Abstract: There is a long-overlooked history of Indigenous resistance through mediamaking in Los Angeles. Diné multimedia documentarian Pamela J. Peters is one such artist whose works foreground stories and portraits of urban Natives living in LA. In this essay, I examine her two major photography/film projects Legacy of Exiled NDNZ (2014/2016) and Real NDNz Re-Take Hollywood (2016) with a spatiohistorical approach to argue that Peters remaps key locations for Indigenous history in LA, such as Union Station and Indian Alley. I discuss the mediated relations between her works and earlier films, especially Kent MacKenzie’s The Exiles (1961), and the Hollywood film industry in different time period. This essay also emphasizes Peters’ triangulating role as a media maker-curator-activist in destabilizing the temporal-spatial logic embedded in quotidian violence against Native Americans in the settler colonial LA. Via shedding lights on Peters’ practices, this essay calls for more scholarly and public engagement with contemporary Native artists and their active reworkings of Indigenous histories, criticisms of settler time-space, and maintenance of Native hubs. 

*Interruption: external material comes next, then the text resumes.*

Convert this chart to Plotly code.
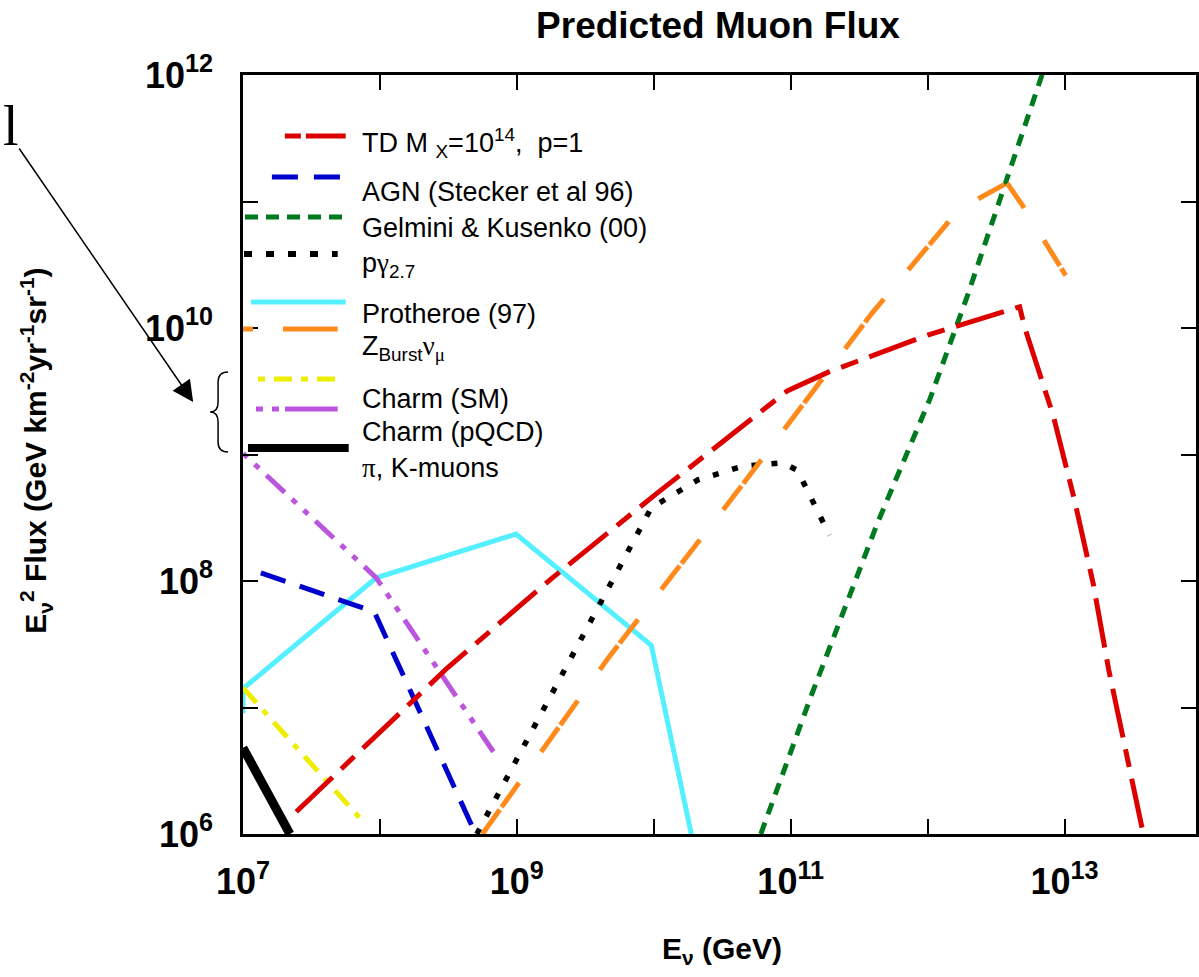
import plotly.graph_objects as go

# ---------------- data (E in GeV, E^2 flux in GeV km^-2 yr^-1 sr^-1) ----------------
td_E = [2.45e7, 3.1e8, 1.8e9, 1.07e10, 9.5e10, 1.9e11, 1.0e12, 4.7e12, 5.1e12, 8.3e12, 1.18e13, 1.62e13, 2.1e13, 3.76e13]
td_F = [1.5e6, 2.05e7, 1.05e8, 5.0e8, 3.2e9, 4.5e9, 8.8e9, 1.47e10, 1.02e10, 2.0e9, 4.4e8, 9.5e7, 2.0e7, 1.0e6]

agn_E = [1.35e7, 9.1e7, 5.0e8]
agn_F = [1.16e8, 5.7e7, 1.0e6]

gk_E = [6.05e10, 1.4e11, 4.3e11, 1.04e12, 1.94e12, 3.78e12, 6.8e12, 7.6e12]
gk_F = [1.0e6, 1.21e7, 2.87e8, 2.75e9, 1.76e10, 1.48e11, 1.0e12, 1.4e12]

pg_E = [5.1e8, 9.6e9, 2.1e10, 4.5e10, 8.75e10, 1.12e11, 1.92e11]
pg_F = [1.0e6, 3.8e8, 6.3e8, 8.1e8, 8.6e8, 7.5e8, 2.3e8]

pro_E = [1.0e7, 1.0e7, 9.4e7, 9.85e8, 9.6e9, 1.88e10]
pro_F = [9.0e6, 1.41e7, 1.06e8, 2.35e8, 3.1e7, 1.0e6]

zb_E = [5.6e8, 4.7e9, 4.3e10, 3.9e11, 1.7e12, 3.8e12, 4.9e12, 1.02e13]
zb_F = [1.0e6, 2.5e7, 5.5e8, 1.3e10, 8.7e10, 1.4e11, 9.4e10, 2.6e10]

csm_E = [1.0e7, 7.7e7]
csm_F = [1.43e7, 1.22e6]

cqcd_E = [1.0e7, 9.4e7, 7.0e8]
cqcd_F = [1.02e9, 1.06e8, 4.2e6]

pik_E = [1.0e7, 2.2e7]
pik_F = [4.8e6, 1.0e6]

x_tick_vals = [1e7, 1e8, 1e9, 1e10, 1e11, 1e12, 1e13]
x_tick_text = ["10<sup>7</sup>", "", "10<sup>9</sup>", "", "10<sup>11</sup>", "", "10<sup>13</sup>"]
y_tick_vals = [1e6, 1e7, 1e8, 1e9, 1e10, 1e11, 1e12]
y_tick_text = ["10<sup>6</sup>", "", "10<sup>8</sup>", "", "10<sup>10</sup>", "", "10<sup>12</sup>"]

legend_labels = [
    "TD M <sub>X</sub>=10<sup>14</sup>,  p=1",
    "AGN (Stecker et al 96)",
    "Gelmini & Kusenko (00)",
    "p<span style='font-family:Liberation Serif'>γ</span><sub>2.7</sub>",
    "Protheroe (97)",
    "Z<sub>Burst</sub><span style='font-family:Liberation Serif'>ν</span><sub><span style='font-family:Liberation Serif'>μ</span></sub>",
    "Charm (SM)",
    "Charm (pQCD)",
    "<span style='font-family:Liberation Serif'>π</span>, K-muons",
]

# ---------------- styles ----------------
RED, BLUE, GREEN, CYAN = "#DD0000", "#0000CC", "#007A1E", "#55F0FF"
ORANGE, YELLOW, PURPLE, BLACK = "#FF8A1C", "#EEEE00", "#BB55DD", "#000000"
FONT = "Liberation Sans, Arial, sans-serif"

W, H = 1199, 977
L, T, R, B = 243, 75, 1199, 834


def pxx(x):
    return (x - L) / (R - L)


def pyy(y):
    return (B - y) / (B - T)


fig = go.Figure()


def add(xs, ys, color, width, dash):
    fig.add_trace(go.Scatter(x=xs, y=ys, mode="lines",
                             line=dict(color=color, width=width, dash=dash),
                             showlegend=False, hoverinfo="skip"))


add(pro_E, pro_F, CYAN, 5, "solid")
add(agn_E, agn_F, BLUE, 5, "26px,15px")
add(gk_E, gk_F, GREEN, 5, "12px,9px")
add(pg_E, pg_F, BLACK, 5.5, "6px,14px")
add(zb_E, zb_F, ORANGE, 5, "30px,3px,30px,38px")
add(csm_E, csm_F, YELLOW, 5, "20px,10px,6px,10px")
add(cqcd_E, cqcd_F, PURPLE, 5, "6px,10px,6px,10px,25px,10px")
add(pik_E, pik_F, BLACK, 9, "solid")
add(td_E, td_F, RED, 5, "50px,12px,18px,12px")

# ---------------- hand-drawn legend ----------------
leg_lines = [  # x0, x1, y (pixels), color, width, dash
    (285, 346, 136, RED, 5, "16px,5px,45px"),
    (272, 341, 177, BLUE, 5, "26px,16px"),
    (245, 343, 217, GREEN, 5, "13px,8px"),
    (244, 338, 254, BLACK, 6, "8px,14px"),
    (251, 346, 302, CYAN, 5, "solid"),
    (243, 338, 329, ORANGE, 5, "10px,30px,60px"),
    (258, 336, 379, YELLOW, 5, "7px,9px,18px,9px"),
    (256, 338, 409, PURPLE, 5, "7px,9px,7px,6px,60px"),
    (248, 349, 448, BLACK, 8, "solid"),
]
shapes = []
for x0, x1, y, c, w, d in leg_lines:
    shapes.append(dict(type="line", xref="paper", yref="paper",
                       x0=pxx(x0), x1=pxx(x1), y0=pyy(y), y1=pyy(y),
                       line=dict(color=c, width=w, dash=d)))

leg_text_y = [143, 192, 228, 265, 314, 348, 399, 432, 468]
annotations = []
for lab, y in zip(legend_labels, leg_text_y):
    annotations.append(dict(text=lab, xref="paper", yref="paper", x=pxx(360), y=pyy(y),
                            xanchor="left", yanchor="middle", showarrow=False,
                            font=dict(family=FONT, size=27, color="black")))

# brace
def bp(x, y):
    return f"{pxx(x):.5f},{pyy(y):.5f}"

brace = ("M " + bp(228, 372) + " Q " + bp(218, 372) + " " + bp(218, 382) +
         " L " + bp(218, 402) + " Q " + bp(218, 412) + " " + bp(210, 412) +
         " Q " + bp(218, 412) + " " + bp(218, 422) + " L " + bp(218, 442) +
         " Q " + bp(218, 452) + " " + bp(228, 452))
shapes.append(dict(type="path", xref="paper", yref="paper", path=brace,
                   line=dict(color="black", width=1.5)))

# arrow
annotations.append(dict(text="", xref="paper", yref="paper", x=pxx(193), y=pyy(402),
                        ax=18 - 193, ay=147 - 402, axref="pixel", ayref="pixel",
                        showarrow=True, arrowhead=2, arrowsize=2.8, arrowwidth=1.5,
                        arrowcolor="black"))
# partial bracket glyph at the left edge
annotations.append(dict(text="l", xref="paper", yref="paper", x=pxx(0), y=pyy(126),
                        xanchor="left", yanchor="middle", showarrow=False,
                        font=dict(family="Liberation Serif", size=56, color="black")))

# axis titles
annotations.append(dict(text="E<sub>ν</sub><sup>2</sup> Flux (GeV km<sup>-2</sup>yr<sup>-1</sup>sr<sup>-1</sup>)",
                        xref="paper", yref="paper", x=pxx(35), y=pyy(451),
                        xanchor="center", yanchor="middle", textangle=-90, showarrow=False,
                        font=dict(family=FONT, size=30, color="black", weight="bold")))
annotations.append(dict(text="E<sub>ν</sub> (GeV)", xref="paper", yref="paper",
                        x=pxx(724), y=pyy(950), xanchor="center", yanchor="middle",
                        showarrow=False,
                        font=dict(family=FONT, size=30, color="black", weight="bold")))

axis_common = dict(type="log", ticks="inside", ticklen=15, tickwidth=2, tickcolor="black",
                   showline=True, linecolor="black", linewidth=2.5, mirror="ticks",
                   showgrid=False, zeroline=False, tickmode="array",
                   tickfont=dict(family=FONT, size=36, color="black", weight="bold"))

fig.update_layout(
    width=W, height=H,
    margin=dict(l=L, r=W - R, t=T, b=H - B),
    paper_bgcolor="white", plot_bgcolor="white",
    title=dict(text="<b>Predicted Muon Flux</b>", x=718 / W, y=1 - 25 / H,
               xref="container", yref="container",
               xanchor="center", yanchor="middle",
               font=dict(family=FONT, size=37, color="black")),
    xaxis=dict(axis_common, range=[7, 13.96], tickvals=x_tick_vals, ticktext=x_tick_text,
               ticklabelstandoff=14),
    yaxis=dict(axis_common, range=[6, 12], tickvals=y_tick_vals, ticktext=y_tick_text,
               ticklabelstandoff=20),
    shapes=shapes,
    annotations=annotations,
    showlegend=False,
)

fig.write_html("out.html")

Women Directors on the Edge of Hollywood: Agnès Varda/Shirley Clarke in and beyond Lions Love (1969) 

This chapter is collected in the Bloomsbury Academic anthology The Sustainable Legacy of Agnès Varda: Feminist Practice and Pedagogy (2022), edited by Colleen Kennedy-Karpat and Feride Çiçekoglu. Open Access link.

Abstract: This chapter explores the cultural history around Agnès Varda’s English-language film Lions Love (… and Lies) (1969). Partially an auto-fiction inspired by Varda’s own troubled experience with the Hollywood film industry, the film follows New York filmmaker Shirley Clarke as she stays in Los Angeles to negotiate a studio contract. I propose a reading of Lions Love that centers how Varda’s and Clarke’s individual experiences meet and unfold amidst the social, political, and industrial movements in the late 1960s. In part through casting, the film uses self-reflexivity as social critique to expose the structural exclusion facing women directors in the 1960s, even as the women’s liberation movement and other countercultural forces were underway. This study integrates production cultures, film history, and women’s studies, examining Lions Love alongside published interviews and autobiographies to re/construct Varda’s and Clarke’s experiences in-between Hollywood, the French New Wave, and the New American Cinema movement.

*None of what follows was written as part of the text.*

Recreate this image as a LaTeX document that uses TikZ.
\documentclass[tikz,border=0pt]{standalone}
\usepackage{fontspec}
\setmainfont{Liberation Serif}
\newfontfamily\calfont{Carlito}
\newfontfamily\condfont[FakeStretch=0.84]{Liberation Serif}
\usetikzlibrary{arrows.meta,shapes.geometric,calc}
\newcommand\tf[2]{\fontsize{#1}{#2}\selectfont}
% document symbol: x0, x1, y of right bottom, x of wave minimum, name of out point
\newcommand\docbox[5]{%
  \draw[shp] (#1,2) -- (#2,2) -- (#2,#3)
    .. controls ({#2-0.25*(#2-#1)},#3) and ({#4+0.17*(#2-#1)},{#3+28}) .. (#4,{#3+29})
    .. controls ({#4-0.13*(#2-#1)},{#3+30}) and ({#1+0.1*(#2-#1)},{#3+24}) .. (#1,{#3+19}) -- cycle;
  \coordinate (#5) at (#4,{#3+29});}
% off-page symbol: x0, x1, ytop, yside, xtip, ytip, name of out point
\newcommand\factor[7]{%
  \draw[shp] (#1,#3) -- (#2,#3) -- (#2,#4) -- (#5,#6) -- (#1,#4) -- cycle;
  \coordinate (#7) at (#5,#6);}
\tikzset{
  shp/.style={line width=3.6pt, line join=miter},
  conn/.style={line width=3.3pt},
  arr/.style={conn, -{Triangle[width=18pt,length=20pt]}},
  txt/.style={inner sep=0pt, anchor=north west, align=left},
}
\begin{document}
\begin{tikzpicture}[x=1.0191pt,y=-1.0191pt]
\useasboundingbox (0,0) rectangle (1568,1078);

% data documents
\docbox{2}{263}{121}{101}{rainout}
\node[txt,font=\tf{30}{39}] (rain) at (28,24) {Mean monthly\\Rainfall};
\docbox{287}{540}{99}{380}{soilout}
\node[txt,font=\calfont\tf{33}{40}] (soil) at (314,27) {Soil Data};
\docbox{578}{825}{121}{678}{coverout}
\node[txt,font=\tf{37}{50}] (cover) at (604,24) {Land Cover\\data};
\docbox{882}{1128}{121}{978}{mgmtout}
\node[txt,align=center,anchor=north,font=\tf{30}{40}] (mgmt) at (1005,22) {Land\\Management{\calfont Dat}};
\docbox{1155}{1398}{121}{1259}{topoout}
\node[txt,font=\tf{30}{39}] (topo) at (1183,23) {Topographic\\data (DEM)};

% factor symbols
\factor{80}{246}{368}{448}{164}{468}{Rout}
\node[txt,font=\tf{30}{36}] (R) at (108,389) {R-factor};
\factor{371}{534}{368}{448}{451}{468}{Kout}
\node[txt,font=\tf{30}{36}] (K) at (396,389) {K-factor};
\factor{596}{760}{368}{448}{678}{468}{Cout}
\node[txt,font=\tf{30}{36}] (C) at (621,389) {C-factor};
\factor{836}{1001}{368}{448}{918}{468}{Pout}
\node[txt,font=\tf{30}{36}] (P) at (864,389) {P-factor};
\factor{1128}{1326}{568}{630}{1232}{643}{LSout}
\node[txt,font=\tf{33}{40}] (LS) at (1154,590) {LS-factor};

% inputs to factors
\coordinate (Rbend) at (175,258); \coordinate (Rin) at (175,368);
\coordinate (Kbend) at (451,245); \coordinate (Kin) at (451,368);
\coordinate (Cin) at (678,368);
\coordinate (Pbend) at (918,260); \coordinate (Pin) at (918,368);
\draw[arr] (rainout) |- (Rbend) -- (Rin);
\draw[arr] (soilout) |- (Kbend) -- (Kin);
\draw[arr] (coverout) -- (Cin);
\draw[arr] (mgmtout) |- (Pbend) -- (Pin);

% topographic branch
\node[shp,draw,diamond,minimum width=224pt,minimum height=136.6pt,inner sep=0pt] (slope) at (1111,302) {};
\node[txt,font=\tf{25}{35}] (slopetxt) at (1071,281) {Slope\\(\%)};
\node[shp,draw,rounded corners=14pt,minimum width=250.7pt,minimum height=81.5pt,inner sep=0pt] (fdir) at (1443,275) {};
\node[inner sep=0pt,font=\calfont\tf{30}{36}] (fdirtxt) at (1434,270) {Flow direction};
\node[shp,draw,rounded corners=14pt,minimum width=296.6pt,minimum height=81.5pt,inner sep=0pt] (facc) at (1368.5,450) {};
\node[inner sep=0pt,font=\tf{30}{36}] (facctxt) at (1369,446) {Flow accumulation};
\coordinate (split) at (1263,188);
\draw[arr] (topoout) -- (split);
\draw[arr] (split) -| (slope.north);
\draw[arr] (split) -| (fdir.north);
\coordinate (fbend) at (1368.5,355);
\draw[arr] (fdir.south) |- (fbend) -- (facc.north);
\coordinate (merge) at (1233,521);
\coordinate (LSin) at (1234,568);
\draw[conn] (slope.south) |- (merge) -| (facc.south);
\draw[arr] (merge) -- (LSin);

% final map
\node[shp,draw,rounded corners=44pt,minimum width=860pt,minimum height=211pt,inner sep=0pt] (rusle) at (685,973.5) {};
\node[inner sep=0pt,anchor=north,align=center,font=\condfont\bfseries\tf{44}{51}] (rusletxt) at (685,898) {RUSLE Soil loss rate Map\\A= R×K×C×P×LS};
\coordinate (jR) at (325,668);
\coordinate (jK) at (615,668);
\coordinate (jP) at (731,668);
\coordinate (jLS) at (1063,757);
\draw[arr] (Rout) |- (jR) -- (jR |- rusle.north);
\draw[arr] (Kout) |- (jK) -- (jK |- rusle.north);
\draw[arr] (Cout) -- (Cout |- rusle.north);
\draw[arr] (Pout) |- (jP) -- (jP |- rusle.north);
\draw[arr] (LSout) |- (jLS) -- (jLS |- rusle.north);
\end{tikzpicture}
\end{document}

Keywords: Women directors; Hollywood; the French New Wave; the New American Cinema; 1960s


On Brown Boxes: Hidden Interdependence in Unboxing Videos

Extended abstract published at AoIR Selected Papers of Internet Research 2021

Abstract: This paper sheds light on the hidden interdependence in unboxing videos by examining brown cardboard boxes and the mechanism of “brown-boxing” through one extravagant unboxing video by makeup influencer Roxette Arisa on YouTube. I use brown boxes to illustrate the entanglement between digital influencer media and supply chain. Brown boxes are integral sites to explore the operating mechanisms and aesthetics of digital capitalism. Similar to how black-boxing signals the practice of hiding information/labor, and masking operation in technology, brown-boxing points to the mechanisms of concealment across capitalist sectors along the supply chain. Although supply chain is rarely discussed, logistical labor and/as infrastructure do unexpectedly show up in influencer media. These linkages sometimes unintentionally seep into audiovisual media. Perhaps the most unexpected scene takes place when Arisa’s filming of the unboxing video is interrupted by a doorbell ring with the delivery of more boxes by a UPS worker. From the off-frame interaction captured and remain visible briefly in this unboxing video, we feel the presence of the delivery worker. Examining brown boxes and the process of brown-boxing is to think through the containerization of supply chain capitalism. Brown boxes and black boxes are typically discussed in separate spaces, with the former attracting scholars of logistics/supply chains whereas the latter appealing to scholars of digital media/communication. My analysis of the materialities of unboxing video adds to the conversation around the overlapping of infrastructures and the labor that sustain the operation of these infrastructures.

Keywords: unboxing videos, labor, infrastructure, brown-boxing, logistics


7 Things You Should Know About Miquela @lilmiquela

Article published in Hyperrhiz: New Media Cultures’s Fall 2019 Special Issue “Buzzademia: Scholarship in the Internet Vernacular”

Abstract: Miquela (@lilmiquela) is an avatar Instagrammer programmed as a 19-year-old Brown Brazilian-American female influencer and musician. She has garnered a significant amount of popularity, controversies, and hatred as an “it” influencer. A popular transmedia storytelling project like Miquela can provide additional insights toward how social media images deliver technocultural imaginaries. Popular social media narrative and image constructions of Miquela point to certain underlying issues around race and gender in the digital culture, including habits and performativity, forgotten histories, and the digital updates of oppression.

Keywords: social media, GIF, media studies, performance, gender, race.